━━━━━ Supplied information ━━━━━

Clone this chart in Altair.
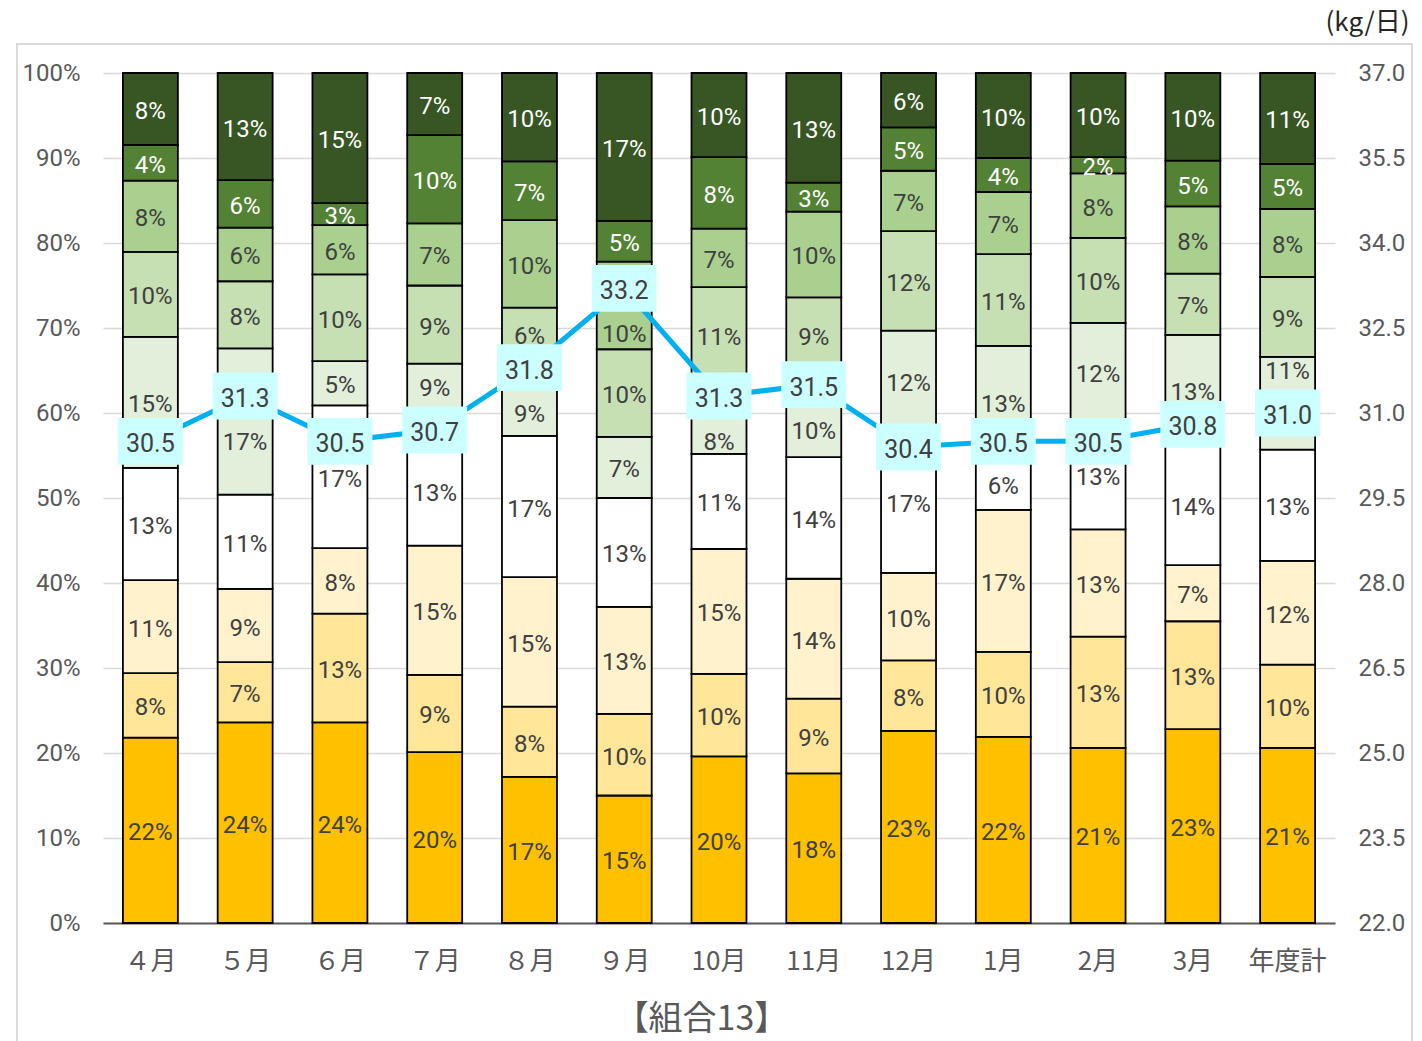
import altair as alt
import pandas as pd

# ---- data -------------------------------------------------------------
months = ["４月", "５月", "６月", "７月", "８月", "９月", "10月", "11月", "12月",
          "1月", "2月", "3月", "年度計"]

# composition share (%) of each component, listed bottom to top of the stack
comp1 = [21.8, 23.6, 23.6, 20.1, 17.2, 15.0, 19.6, 17.6, 22.6, 21.9, 20.6, 22.8, 20.6]
comp2 = [7.6, 7.1, 12.8, 9.1, 8.25, 9.6, 9.7, 8.8, 8.3, 10.0, 13.1, 12.7, 9.8]
comp3 = [10.95, 8.6, 7.7, 15.2, 15.25, 12.6, 14.7, 14.1, 10.3, 16.7, 12.6, 6.6, 12.2]
comp4 = [13.2, 11.1, 16.8, 12.8, 16.6, 12.8, 11.2, 14.3, 16.7, 6.2, 12.7, 14.1, 13.1]
comp5 = [15.4, 17.2, 5.2, 8.6, 8.9, 7.2, 8.3, 10.0, 11.8, 13.1, 11.6, 13.0, 10.9]
comp6 = [10.0, 7.9, 10.2, 9.2, 6.2, 10.3, 11.3, 8.8, 11.7, 10.8, 10.0, 7.2, 9.4]
comp7 = [8.4, 6.3, 5.8, 7.3, 10.3, 10.3, 6.9, 10.1, 7.1, 7.3, 7.6, 7.9, 8.0]
comp8 = [4.2, 5.6, 2.6, 10.4, 6.9, 4.8, 8.4, 3.4, 5.1, 4.0, 1.9, 5.4, 5.3]
comp9 = [8.45, 12.6, 15.3, 7.3, 10.4, 17.4, 9.9, 12.9, 6.4, 10.0, 9.9, 10.3, 10.7]
shares = [comp1, comp2, comp3, comp4, comp5, comp6, comp7, comp8, comp9]

# daily amount (kg/日)
amount = [30.5, 31.3, 30.5, 30.7, 31.8, 33.2, 31.3, 31.5, 30.4, 30.5, 30.5, 30.8, 31.0]

comp_names = [f"区分{i}" for i in range(1, 10)]
colors = ["#FFC000", "#FFE699", "#FFF2CC", "#FFFFFF", "#E2EFDA",
          "#C6E0B4", "#A9D08E", "#548235", "#375623"]
text_colors = ["#404040"] * 7 + ["#FFFFFF"] * 2

# ---- layout -------------------------------------------------------------
PLOT_W, PLOT_H = 1232, 850
AMT_MIN, AMT_MAX = 22.0, 37.0
CJK = "Noto Sans CJK JP"
NUM_FONT = "Roboto, Noto Sans CJK JP, sans-serif"


def px_to_pct(px):
    return px * 100.0 / PLOT_H


# stacked segments; a label that would sit under the amount badge is moved
# just outside the badge (kept inside its own segment)
rows = []
for mi, m in enumerate(months):
    badge = (amount[mi] - AMT_MIN) / (AMT_MAX - AMT_MIN) * 100.0
    base = 0.0
    for ci, series in enumerate(shares):
        v = series[mi]
        y0, y1 = base, base + v
        base = y1
        c = (y0 + y1) / 2.0
        if abs(c - badge) < px_to_pct(33):
            c = badge + px_to_pct(44) * (1 if c >= badge else -1)
            c = min(max(c, y0 + px_to_pct(12)), y1 - px_to_pct(12))
        rows.append(dict(month=m, comp=comp_names[ci], y0=y0, y1=y1,
                         label=f"{round(v)}%", label_y=c, tcolor=text_colors[ci]))
seg_df = pd.DataFrame(rows)

amt_df = pd.DataFrame({
    "month": months,
    "amount": amount,
    "label": [f"{a:.1f}" for a in amount],
    "kind": ["month"] * 12 + ["total"],
})

# ---- encodings ----------------------------------------------------------
x_enc = alt.X(
    "month:N", sort=months,
    scale=alt.Scale(paddingInner=0.42, paddingOuter=0.21),
    axis=alt.Axis(
        title="【組合13】", labelAngle=0, ticks=False,
        domainColor="#595959", domainWidth=2,
        labelFont=CJK, labelFontSize=26, labelColor="#595959", labelPadding=25,
        titleFont=CJK, titleFontSize=34, titleFontWeight="normal",
        titleColor="#595959", titleX=598, titleY=106,
        titleBaseline="alphabetic", titleAlign="center",
    ),
)

pct_scale = alt.Scale(domain=[0, 100], nice=False)
y_pct = alt.Y(
    "y0:Q", scale=pct_scale,
    axis=alt.Axis(
        values=list(range(0, 101, 10)), labelExpr="datum.value + '%'",
        title=None, domain=False, ticks=False,
        gridColor="#D9D9D9", gridWidth=1.5,
        labelFont=NUM_FONT, labelFontSize=24, labelColor="#595959", labelPadding=23,
    ),
)

amt_scale = alt.Scale(domain=[AMT_MIN, AMT_MAX], nice=False, zero=False)
y_amt = alt.Y(
    "amount:Q", scale=amt_scale,
    axis=alt.Axis(
        orient="right", values=[AMT_MIN + 1.5 * i for i in range(11)], format=".1f",
        grid=False, domain=False, ticks=False,
        labelFont=NUM_FONT, labelFontSize=24, labelColor="#595959", labelPadding=23,
        title="(kg/日)", titleAngle=0, titleX=32, titleY=-43,
        titleBaseline="alphabetic", titleAlign="center",
        titleFont=CJK, titleFontSize=26, titleFontWeight="normal", titleColor="#262626",
    ),
)

# ---- marks --------------------------------------------------------------
frame = alt.Chart(pd.DataFrame({"k": [0]})).mark_rect(
    fill="#FFFFFF", fillOpacity=0, stroke="#D9D9D9", strokeWidth=2
).encode(
    x=alt.value(-86), x2=alt.value(1309), y=alt.value(-29), y2=alt.value(1100)
)

bars = alt.Chart(seg_df).mark_bar(stroke="#000000", strokeWidth=1.8).encode(
    x=x_enc,
    y=y_pct,
    y2="y1:Q",
    color=alt.Color("comp:N", scale=alt.Scale(domain=comp_names, range=colors), legend=None),
)

seg_text = alt.Chart(seg_df).mark_text(
    font=NUM_FONT, fontSize=24, baseline="middle", align="center", dy=3
).encode(
    x=x_enc,
    y=alt.Y("label_y:Q", scale=pct_scale),
    text="label:N",
    color=alt.Color("tcolor:N", scale=None),
)

line = alt.Chart(amt_df).transform_filter(alt.datum.kind == "month").mark_line(
    color="#00B0F0", strokeWidth=5
).encode(x=x_enc, y=y_amt)

badges = alt.Chart(amt_df).mark_point(
    shape="M-1,-0.72L1,-0.72L1,0.72L-1,0.72Z", size=65 ** 2,
    filled=True, color="#CCFFFF", opacity=1, strokeWidth=0,
).encode(x=x_enc, y=y_amt)

badge_text = alt.Chart(amt_df).mark_text(
    font=NUM_FONT, fontSize=25, color="#404040", baseline="middle", align="center", dy=3
).encode(x=x_enc, y=y_amt, text="label:N")

left = alt.layer(frame, bars, seg_text)
right = alt.layer(line, badges, badge_text)

chart = alt.layer(left, right).resolve_scale(y="independent").properties(
    width=PLOT_W, height=PLOT_H,
    padding={"left": 103, "top": 73, "right": 87, "bottom": 118},
    autosize=alt.AutoSizeParams(type="none"),
    background="#FFFFFF",
).configure_view(stroke=None)

chart.save("out.html", embed_options={"renderer": "svg", "actions": False})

━━━━━

__Problem to solve__
Transcribe the whole listing, character for character, but not its images.

__Final answer__
Clone this chart in Altair.
import altair as alt
import pandas as pd

# ---- data -------------------------------------------------------------
months = ["４月", "５月", "６月", "７月", "８月", "９月", "10月", "11月", "12月",
          "1月", "2月", "3月", "年度計"]

# composition share (%) of each component, listed bottom to top of the stack
comp1 = [21.8, 23.6, 23.6, 20.1, 17.2, 15.0, 19.6, 17.6, 22.6, 21.9, 20.6, 22.8, 20.6]
comp2 = [7.6, 7.1, 12.8, 9.1, 8.25, 9.6, 9.7, 8.8, 8.3, 10.0, 13.1, 12.7, 9.8]
comp3 = [10.95, 8.6, 7.7, 15.2, 15.25, 12.6, 14.7, 14.1, 10.3, 16.7, 12.6, 6.6, 12.2]
comp4 = [13.2, 11.1, 16.8, 12.8, 16.6, 12.8, 11.2, 14.3, 16.7, 6.2, 12.7, 14.1, 13.1]
comp5 = [15.4, 17.2, 5.2, 8.6, 8.9, 7.2, 8.3, 10.0, 11.8, 13.1, 11.6, 13.0, 10.9]
comp6 = [10.0, 7.9, 10.2, 9.2, 6.2, 10.3, 11.3, 8.8, 11.7, 10.8, 10.0, 7.2, 9.4]
comp7 = [8.4, 6.3, 5.8, 7.3, 10.3, 10.3, 6.9, 10.1, 7.1, 7.3, 7.6, 7.9, 8.0]
comp8 = [4.2, 5.6, 2.6, 10.4, 6.9, 4.8, 8.4, 3.4, 5.1, 4.0, 1.9, 5.4, 5.3]
comp9 = [8.45, 12.6, 15.3, 7.3, 10.4, 17.4, 9.9, 12.9, 6.4, 10.0, 9.9, 10.3, 10.7]
shares = [comp1, comp2, comp3, comp4, comp5, comp6, comp7, comp8, comp9]

# daily amount (kg/日)
amount = [30.5, 31.3, 30.5, 30.7, 31.8, 33.2, 31.3, 31.5, 30.4, 30.5, 30.5, 30.8, 31.0]

comp_names = [f"区分{i}" for i in range(1, 10)]
colors = ["#FFC000", "#FFE699", "#FFF2CC", "#FFFFFF", "#E2EFDA",
          "#C6E0B4", "#A9D08E", "#548235", "#375623"]
text_colors = ["#404040"] * 7 + ["#FFFFFF"] * 2

# ---- layout -------------------------------------------------------------
PLOT_W, PLOT_H = 1232, 850
AMT_MIN, AMT_MAX = 22.0, 37.0
CJK = "Noto Sans CJK JP"
NUM_FONT = "Roboto, Noto Sans CJK JP, sans-serif"


def px_to_pct(px):
    return px * 100.0 / PLOT_H


# stacked segments; a label that would sit under the amount badge is moved
# just outside the badge (kept inside its own segment)
rows = []
for mi, m in enumerate(months):
    badge = (amount[mi] - AMT_MIN) / (AMT_MAX - AMT_MIN) * 100.0
    base = 0.0
    for ci, series in enumerate(shares):
        v = series[mi]
        y0, y1 = base, base + v
        base = y1
        c = (y0 + y1) / 2.0
        if abs(c - badge) < px_to_pct(33):
            c = badge + px_to_pct(44) * (1 if c >= badge else -1)
            c = min(max(c, y0 + px_to_pct(12)), y1 - px_to_pct(12))
        rows.append(dict(month=m, comp=comp_names[ci], y0=y0, y1=y1,
                         label=f"{round(v)}%", label_y=c, tcolor=text_colors[ci]))
seg_df = pd.DataFrame(rows)

amt_df = pd.DataFrame({
    "month": months,
    "amount": amount,
    "label": [f"{a:.1f}" for a in amount],
    "kind": ["month"] * 12 + ["total"],
})

# ---- encodings ----------------------------------------------------------
x_enc = alt.X(
    "month:N", sort=months,
    scale=alt.Scale(paddingInner=0.42, paddingOuter=0.21),
    axis=alt.Axis(
        title="【組合13】", labelAngle=0, ticks=False,
        domainColor="#595959", domainWidth=2,
        labelFont=CJK, labelFontSize=26, labelColor="#595959", labelPadding=25,
        titleFont=CJK, titleFontSize=34, titleFontWeight="normal",
        titleColor="#595959", titleX=598, titleY=106,
        titleBaseline="alphabetic", titleAlign="center",
    ),
)

pct_scale = alt.Scale(domain=[0, 100], nice=False)
y_pct = alt.Y(
    "y0:Q", scale=pct_scale,
    axis=alt.Axis(
        values=list(range(0, 101, 10)), labelExpr="datum.value + '%'",
        title=None, domain=False, ticks=False,
        gridColor="#D9D9D9", gridWidth=1.5,
        labelFont=NUM_FONT, labelFontSize=24, labelColor="#595959", labelPadding=23,
    ),
)

amt_scale = alt.Scale(domain=[AMT_MIN, AMT_MAX], nice=False, zero=False)
y_amt = alt.Y(
    "amount:Q", scale=amt_scale,
    axis=alt.Axis(
        orient="right", values=[AMT_MIN + 1.5 * i for i in range(11)], format=".1f",
        grid=False, domain=False, ticks=False,
        labelFont=NUM_FONT, labelFontSize=24, labelColor="#595959", labelPadding=23,
        title="(kg/日)", titleAngle=0, titleX=32, titleY=-43,
        titleBaseline="alphabetic", titleAlign="center",
        titleFont=CJK, titleFontSize=26, titleFontWeight="normal", titleColor="#262626",
    ),
)

# ---- marks --------------------------------------------------------------
frame = alt.Chart(pd.DataFrame({"k": [0]})).mark_rect(
    fill="#FFFFFF", fillOpacity=0, stroke="#D9D9D9", strokeWidth=2
).encode(
    x=alt.value(-86), x2=alt.value(1309), y=alt.value(-29), y2=alt.value(1100)
)

bars = alt.Chart(seg_df).mark_bar(stroke="#000000", strokeWidth=1.8).encode(
    x=x_enc,
    y=y_pct,
    y2="y1:Q",
    color=alt.Color("comp:N", scale=alt.Scale(domain=comp_names, range=colors), legend=None),
)

seg_text = alt.Chart(seg_df).mark_text(
    font=NUM_FONT, fontSize=24, baseline="middle", align="center", dy=3
).encode(
    x=x_enc,
    y=alt.Y("label_y:Q", scale=pct_scale),
    text="label:N",
    color=alt.Color("tcolor:N", scale=None),
)

line = alt.Chart(amt_df).transform_filter(alt.datum.kind == "month").mark_line(
    color="#00B0F0", strokeWidth=5
).encode(x=x_enc, y=y_amt)

badges = alt.Chart(amt_df).mark_point(
    shape="M-1,-0.72L1,-0.72L1,0.72L-1,0.72Z", size=65 ** 2,
    filled=True, color="#CCFFFF", opacity=1, strokeWidth=0,
).encode(x=x_enc, y=y_amt)

badge_text = alt.Chart(amt_df).mark_text(
    font=NUM_FONT, fontSize=25, color="#404040", baseline="middle", align="center", dy=3
).encode(x=x_enc, y=y_amt, text="label:N")

left = alt.layer(frame, bars, seg_text)
right = alt.layer(line, badges, badge_text)

chart = alt.layer(left, right).resolve_scale(y="independent").properties(
    width=PLOT_W, height=PLOT_H,
    padding={"left": 103, "top": 73, "right": 87, "bottom": 118},
    autosize=alt.AutoSizeParams(type="none"),
    background="#FFFFFF",
).configure_view(stroke=None)

chart.save("out.html", embed_options={"renderer": "svg", "actions": False})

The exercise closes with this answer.